In the United States, despite a generally healthy economy, there are vulnerable points. While the services sector is doing well, buoyed up by high levels of employment and household consumption, industry is suffering from the strong dollar. The United Kingdom is facing uncertainty over its future within the European Union, which is increasing the volatility of financial markets and weighing down confidence indexes. The euro area is driven by internal demand, an improved employment market and favourable credit terms. In Greece, Portugal, Spain and Ireland, corporate confidence is low, hampering growth (1.6% in 2016), particularly with the rise of political risks.
A number of threats have influenced the arguments behind Coface forecasts: today, the world economy shares the economic characteristics of Japan, with low growth despite ultra-expansionist monetary policies, volatile financial markets and zero inflationary pressure..
The Japanese economy is also hindered by low consumption levels. The evaluation of the yen earlier this year and the ineffectiveness of the Abenomics initiatives deployed have led the Bank of Japan to adopt negative interest rates. After placing the country under negative watch in January 2016, Coface has downgraded Japan's assessment to A2.
Tensions and uncertainties lead to increased risks
Chinese slowdown and low oil prices
While the Central Bank of China has reduced its mandatory reserves, supporting Coface’s growth forecast of 6.5% in 2016, the risk of a more significant slowdown remains. In parallel, the fall in oil prices has brought budgetary difficulties to exporting countries - their deficits are increasing more rapidly and operations in the hydrocarbon segment are challenged by negative external effects. These factors have led to several downgrades and negative watches.

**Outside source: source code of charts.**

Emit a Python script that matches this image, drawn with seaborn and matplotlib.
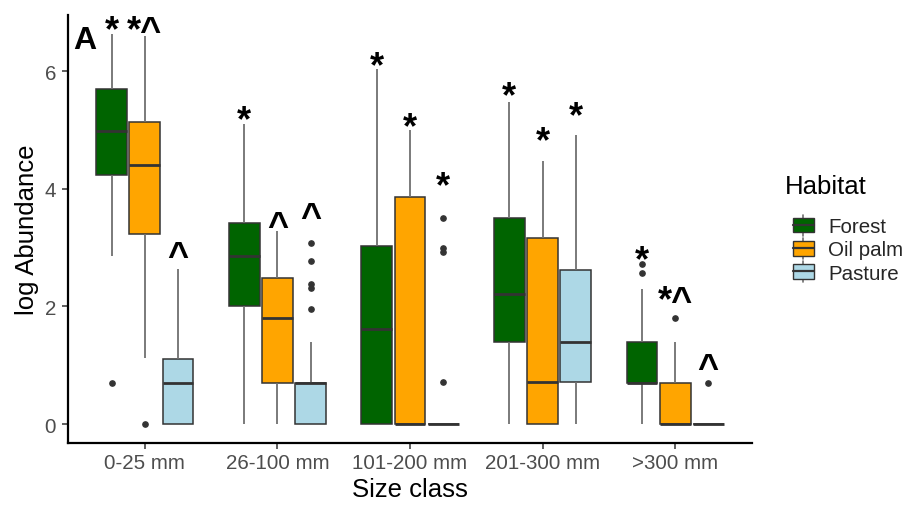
import numpy as np
import pandas as pd
import matplotlib
matplotlib.use("Agg")
import matplotlib.pyplot as plt
import seaborn as sns
from matplotlib.legend_handler import HandlerBase
from matplotlib.patches import Rectangle, Patch
from matplotlib.lines import Line2D

# ---------------- data ----------------
size_classes = ["0-25 mm", "26-100 mm", "101-200 mm", "201-300 mm", ">300 mm"]
habitats = ["Forest", "Oil palm", "Pasture"]
colors = ["#006400", "#FFA500", "#ADD8E6"]

# five-number summaries (lower whisker, Q1, median, Q3, upper whisker) + outliers
forest_lo = [2.85, 0.00, 0.00, 0.00, 0.00]
forest_q1 = [4.23, 2.01, 0.00, 1.39, 0.69]
forest_med = [4.99, 2.85, 1.62, 2.21, 0.69]
forest_q3 = [5.70, 3.42, 3.02, 3.51, 1.39]
forest_hi = [6.63, 5.10, 6.03, 5.48, 2.30]
forest_out = [[0.70], [], [], [], [2.57, 2.72]]

oil_lo = [1.12, 0.00, 0.00, 0.00, 0.00]
oil_q1 = [3.23, 0.70, 0.00, 0.00, 0.00]
oil_med = [4.40, 1.80, 0.00, 0.71, 0.00]
oil_q3 = [5.13, 2.49, 3.86, 3.16, 0.70]
oil_hi = [6.60, 3.29, 5.00, 4.48, 1.39]
oil_out = [[0.00], [], [], [], [1.80]]

pasture_lo = [0.00, 0.00, 0.00, 0.00, 0.00]
pasture_q1 = [0.00, 0.00, 0.00, 0.71, 0.00]
pasture_med = [0.70, 0.69, 0.00, 1.39, 0.00]
pasture_q3 = [1.10, 0.69, 0.00, 2.62, 0.00]
pasture_hi = [2.64, 1.39, 0.00, 4.91, 0.00]
pasture_out = [[], [1.96, 2.31, 2.38, 2.78, 3.08], [0.71, 2.93, 3.00, 3.50], [], [0.69]]

# significance labels and their heights
forest_lab = ["*", "*", "*", "*", "*"]
oil_lab = ["*^", "^", "*", "*", "*^"]
pasture_lab = ["^", "^", "*", "*", "^"]
forest_lab_y = [6.86, 5.33, 6.26, 5.75, 2.96]
oil_lab_y = [6.85, 3.54, 5.22, 4.97, 2.26]
pasture_lab_y = [3.02, 3.69, 4.22, 5.41, 1.12]

summaries = {
    "Forest": (forest_lo, forest_q1, forest_med, forest_q3, forest_hi, forest_out),
    "Oil palm": (oil_lo, oil_q1, oil_med, oil_q3, oil_hi, oil_out),
    "Pasture": (pasture_lo, pasture_q1, pasture_med, pasture_q3, pasture_hi, pasture_out),
}
labels = {"Forest": (forest_lab, forest_lab_y),
          "Oil palm": (oil_lab, oil_lab_y),
          "Pasture": (pasture_lab, pasture_lab_y)}

# build a sample for each box that reproduces the summary
BLOCK = 20
rows = []
for hab in habitats:
    lo, q1, med, q3, hi, out = summaries[hab]
    for i, sc in enumerate(size_classes):
        vals = [lo[i]] + [q1[i]] * BLOCK + [med[i]] * BLOCK + [q3[i]] * BLOCK + [hi[i]] + list(out[i])
        rows += [(sc, hab, v) for v in vals]
df = pd.DataFrame(rows, columns=["Size class", "Habitat", "log Abundance"])

# ---------------- plot ----------------
sns.set_theme(style="white")
plt.rcParams["font.family"] = ["Liberation Sans", "DejaVu Sans"]

W, H = 907, 506
fig = plt.figure(figsize=(W / 100, H / 100), dpi=100)
ax = fig.add_axes([68 / W, 1 - 444 / H, (752 - 68) / W, (444 - 15.5) / H])

sns.boxplot(
    data=df, x="Size class", y="log Abundance", hue="Habitat",
    order=size_classes, hue_order=habitats, palette=colors,
    saturation=1, width=0.75, gap=0.07, whis=1.5,
    linecolor="#333333", linewidth=1.1, fliersize=3.8,
    flierprops=dict(marker="o", markerfacecolor="#333333", markeredgecolor="#333333"),
    whiskerprops=dict(color="#707070", linewidth=1.3),
    capprops=dict(linewidth=0),
    medianprops=dict(color="#333333", linewidth=2.0),
    legend=False, ax=ax,
)

ax.set_xlim(-0.58, 4.58)
ax.set_ylim(-0.323, 6.964)
ax.set_yticks([0, 2, 4, 6])
for s in ["top", "right"]:
    ax.spines[s].set_visible(False)
for s in ["left", "bottom"]:
    ax.spines[s].set_color("black")
    ax.spines[s].set_linewidth(1.6)
ax.tick_params(axis="both", which="major", length=4, width=1.1, color="#333333",
               labelcolor="#4D4D4D", labelsize=14.8)
ax.tick_params(axis="x", pad=3)
ax.tick_params(axis="y", pad=4.5, left=True)
ax.tick_params(axis="x", bottom=True)
ax.set_xlabel("Size class", fontsize=18.5, color="black", labelpad=4)
ax.set_ylabel("log Abundance", fontsize=18.5, color="black", labelpad=4)

# significance labels
FS = 26
offsets = [-0.25, 0.0, 0.25]
for j, hab in enumerate(habitats):
    labs, ys = labels[hab]
    for i in range(len(size_classes)):
        ax.annotate(labs[i], xy=(i + offsets[j], ys[i]), xytext=(0, -0.55 * FS),
                    textcoords="offset points", ha="center", va="baseline",
                    fontsize=FS, fontweight="bold", color="black")

# panel letter
ax.text(0.007, 0.975, "A", transform=ax.transAxes, ha="left", va="top",
        fontsize=23, fontweight="bold", color="black")


# ggplot-like legend keys
class GGBoxHandler(HandlerBase):
    def create_artists(self, legend, orig_handle, xdescent, ydescent, width, height, fontsize, trans):
        fc = orig_handle.get_facecolor()
        bw = 0.72 * width
        x0 = -xdescent + width - bw
        y0 = -ydescent
        cx = x0 + bw / 2
        whisk = Line2D([cx, cx], [y0 - 0.22 * height, y0 + 1.22 * height],
                       color="#707070", lw=1.2, transform=trans)
        rect = Rectangle((x0, y0), bw, height, facecolor=fc, edgecolor="#333333",
                         lw=1.0, transform=trans)
        med = Line2D([x0, x0 + bw], [y0 + height / 2] * 2, color="#333333", lw=1.6,
                     transform=trans)
        return [whisk, rect, med]


handles = [Patch(facecolor=c, label=h) for h, c in zip(habitats, colors)]
fig.legend(handles=handles, labels=habitats, loc="center left",
           bbox_to_anchor=(785 / W, 1 - 251 / H), frameon=False, fontsize=14.8,
           handlelength=1.4, handleheight=0.7, handletextpad=0.7, labelspacing=0.2,
           borderpad=0, borderaxespad=0, handler_map={Patch: GGBoxHandler()})
fig.text(785 / W, 1 - 187 / H, "Habitat", ha="left", va="center", fontsize=18.5,
         color="black")

fig.savefig("out.png", dpi=100)
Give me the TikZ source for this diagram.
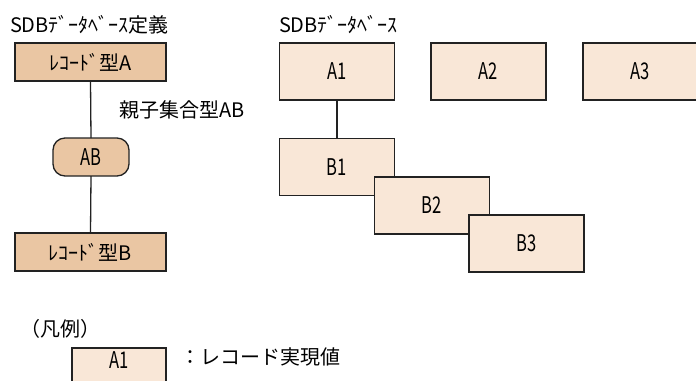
\documentclass[tikz,border=0pt]{standalone}
\usepackage{fontspec}
\setmainfont{Noto Sans CJK JP}
\newfontfamily\condfont[FakeStretch=0.72]{Noto Sans CJK JP}
\definecolor{typefill}{HTML}{EAC6A3}
\definecolor{instfill}{HTML}{F9E7D7}
\definecolor{edge}{HTML}{222222}
\begin{document}
\begin{tikzpicture}[x=1bp,y=-1bp,
  every node/.style={inner sep=0pt,outer sep=0pt,font=\fontsize{20bp}{23bp}\selectfont},
  boxtext/.style={font=\condfont\fontsize{23bp}{26bp}\selectfont},
  typebox/.style={draw=edge,line width=1.3bp,fill=typefill,minimum width=151bp,minimum height=38bp},
  setbox/.style={draw=edge,line width=1.3bp,fill=typefill,rounded corners=12bp,minimum width=76bp,minimum height=38bp,boxtext},
  instbox/.style={draw=edge,line width=1.3bp,fill=instfill,minimum width=115bp,minimum height=57bp,boxtext},
  link/.style={draw=edge,line width=1.3bp},
  label/.style={anchor=west}]
\useasboundingbox (0,0) rectangle (696,380);
\clip (0,0) rectangle (696,380);
% left: definition
\node[label] (tdef) at (10,25) {SDBﾃﾞｰﾀﾍﾞｰｽ定義};
\node[typebox] (ra) at (90.5,62) {ﾚｺｰﾄﾞ型A};
\node[setbox] (ab) at (91,157) {AB};
\node[typebox] (rb) at (90.5,252) {ﾚｺｰﾄﾞ型B};
\node[label] (setlbl) at (119,110) {親子集合型AB};
\draw[link] (ra.south) -- (ab.north);
\draw[link] (ab.south) -- (rb.north);
% right: database
\node[label] (tdb) at (279,25) {SDBﾃﾞｰﾀﾍﾞｰｽ};
\node[instbox] (a1) at (337,71.5) {A1};
\node[instbox] (a2) at (488.5,71.5) {A2};
\node[instbox] (a3) at (640.5,71.5) {A3};
\node[instbox] (b1) at (337,167) {B1};
\node[instbox] (b2) at (432,205.5) {B2};
\node[instbox] (b3) at (526.5,243.5) {B3};
\draw[link] (a1.south) -- (b1.north);
% legend
\node[label] (leg) at (20,329) {（凡例）};
\node[draw=edge,line width=1.3bp,fill=instfill,minimum width=94bp,minimum height=50bp,anchor=north] (lbox) at (119,348) {};
\node[boxtext] (lboxt) at (119,360) {A1};
\node[label] (legt) at (180,357) {：レコード実現値};
\end{tikzpicture}
\end{document}
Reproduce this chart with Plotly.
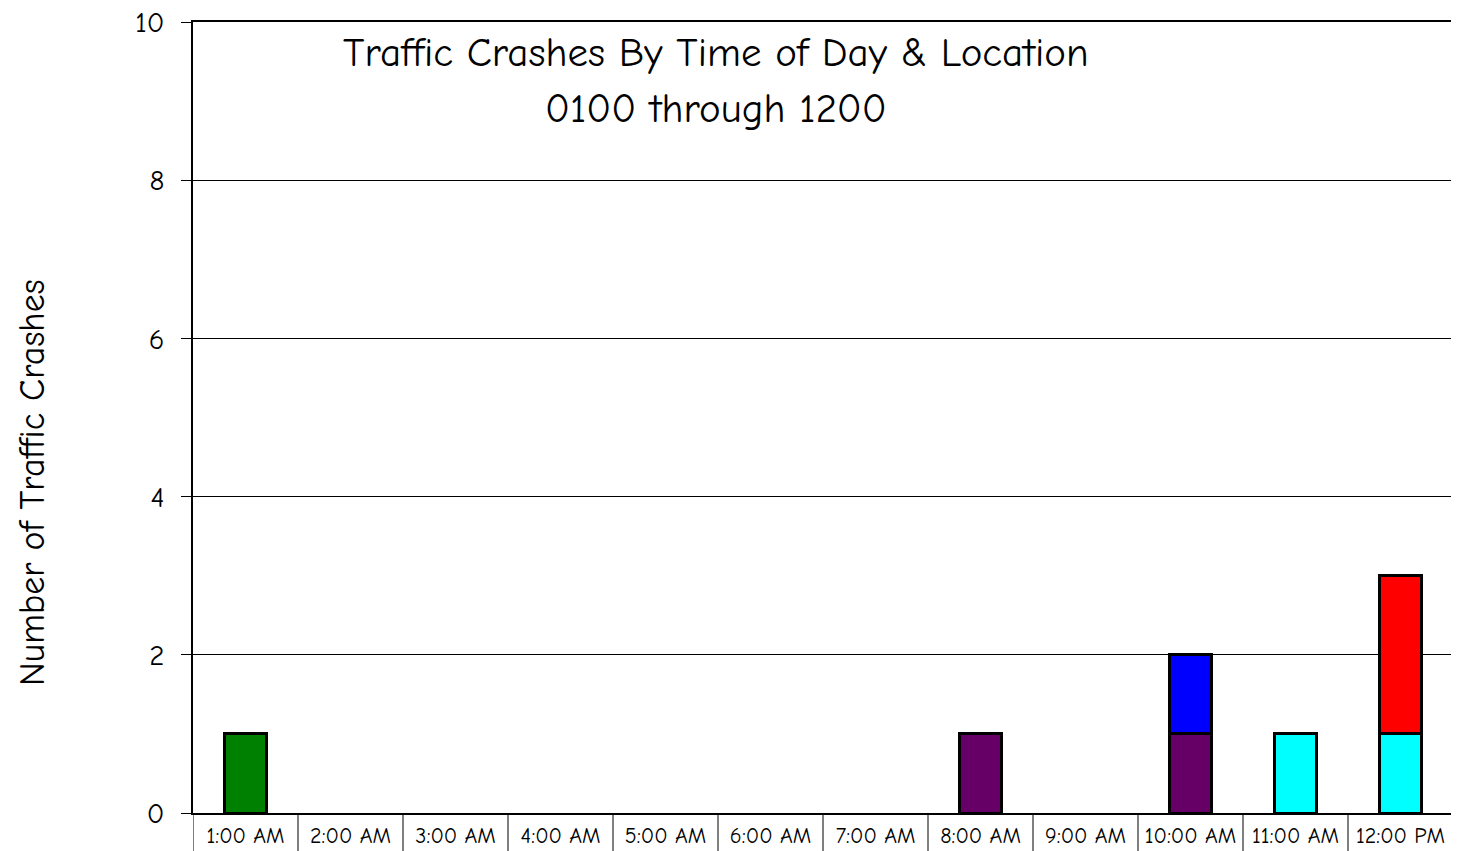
import plotly.graph_objects as go

categories = ["1:00 AM", "2:00 AM", "3:00 AM", "4:00 AM", "5:00 AM", "6:00 AM",
              "7:00 AM", "8:00 AM", "9:00 AM", "10:00 AM", "11:00 AM", "12:00 PM"]

loc_green = [1, 0, 0, 0, 0, 0, 0, 0, 0, 0, 0, 0]
loc_purple = [0, 0, 0, 0, 0, 0, 0, 1, 0, 1, 0, 0]
loc_cyan = [0, 0, 0, 0, 0, 0, 0, 0, 0, 0, 1, 1]
loc_blue = [0, 0, 0, 0, 0, 0, 0, 0, 0, 1, 0, 0]
loc_red = [0, 0, 0, 0, 0, 0, 0, 0, 0, 0, 0, 2]

y_ticks = [0, 2, 4, 6, 8, 10]

series = [
    ("Location 1", loc_green, "#008000"),
    ("Location 2", loc_purple, "#660066"),
    ("Location 3", loc_cyan, "#00FFFF"),
    ("Location 4", loc_blue, "#0000FF"),
    ("Location 5", loc_red, "#FF0000"),
]

FONT = "Comic Sans MS, Comic Neue, Lato, sans-serif"

fig = go.Figure()
idx = list(range(len(categories)))
for name, vals, color in series:
    fig.add_trace(go.Bar(
        x=idx, y=[v if v else None for v in vals], name=name,
        marker=dict(color=color, line=dict(color="black", width=3)),
        width=0.4,
    ))

shapes = []
for i in range(len(categories) + 1):
    shapes.append(dict(type="line", xref="x", yref="paper",
                       x0=i - 0.5, x1=i - 0.5, y0=0, y1=-0.06,
                       line=dict(color="black", width=1)))

fig.update_layout(
    width=1451, height=843,
    margin=dict(l=185, r=6, t=14, b=38, autoexpand=False),
    barmode="stack",
    showlegend=False,
    plot_bgcolor="white", paper_bgcolor="white",
    font=dict(family=FONT, color="black"),
    shapes=shapes,
    annotations=[
        dict(text="Traffic Crashes By Time of Day & Location", xref="paper", yref="paper",
             x=0.415, y=0.962, showarrow=False, font=dict(size=41, family=FONT),
             xanchor="center", yanchor="middle"),
        dict(text="0100 through 1200", xref="paper", yref="paper",
             x=0.415, y=0.891, showarrow=False, font=dict(size=41, family=FONT),
             xanchor="center", yanchor="middle"),
        dict(text="Number of Traffic Crashes", xref="paper", yref="paper",
             x=-0.127, y=0.4185, showarrow=False, textangle=-90,
             font=dict(size=36, family=FONT),
             xanchor="center", yanchor="middle"),
    ],
    xaxis=dict(
        range=[-0.5, len(categories) - 0.5], automargin=False,
        tickmode="array", tickvals=idx, ticktext=categories,
        tickfont=dict(size=22), ticks="", showgrid=False,
        showline=True, linecolor="black", linewidth=1.5, mirror=True,
        zeroline=False, tickangle=0, ticklabelstandoff=2,
    ),
    yaxis=dict(
        range=[0, 10], tickmode="array", tickvals=y_ticks, automargin=False,
        tickfont=dict(size=29), ticklabeloverflow="allow",
        ticks="outside", ticklen=10, tickcolor="black",
        ticklabelstandoff=11,
        showgrid=True, gridcolor="black", gridwidth=1,
        showline=True, linecolor="black", linewidth=1.5,
        zeroline=False,
    ),
)

fig.write_html("out.html")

- Malaysia (new A3 assessment) is suffering from low prices for raw materials and the scandal over the 1MBD sovereign wealth fund. Investor confidence has been affected, against a backdrop of high household debt and low external demand. The country’s growing political risks add to the problem.
- The Sultanate of Oman (new A4 assessment) remains one of the most vulnerable economies in the region when faced with low oil prices. Its short-term production capacity remains limited, while oil income (almost 85% of public income) dropped by 36.3% in 2015.
- Kazakhstan exports (new C assessement) to China have slowed, while the country has also been affected by Russia’s recession and low oil prices.
- Saudi Arabia (A4, now under negative watch) has seen its public deficit expand. Prices remain low and company confidence indexes are starting to deteriorate.
- To date, Kuwait (A2, now under negative watch) has been less affected. It may see its public and external accounts downgraded in 2016.
Increased political risks
The rise in political instability could have a serious impact on economies already affected by the global slowdown. Moreover, the logical follow-on from a deterioration in economic conditions, is a rise in discontent within populations and weakening national unity.
- Armenia has joined the D category, which includes countries where companies are facing a very high probability of default. The country is impacted by the Russian recession (the number of Armenian workers in Russia dropped by 5% in 2015). It is also facing growing frustration from the population over corruption and weak economic performance, which is contributing to the deterioration of its social and political situation.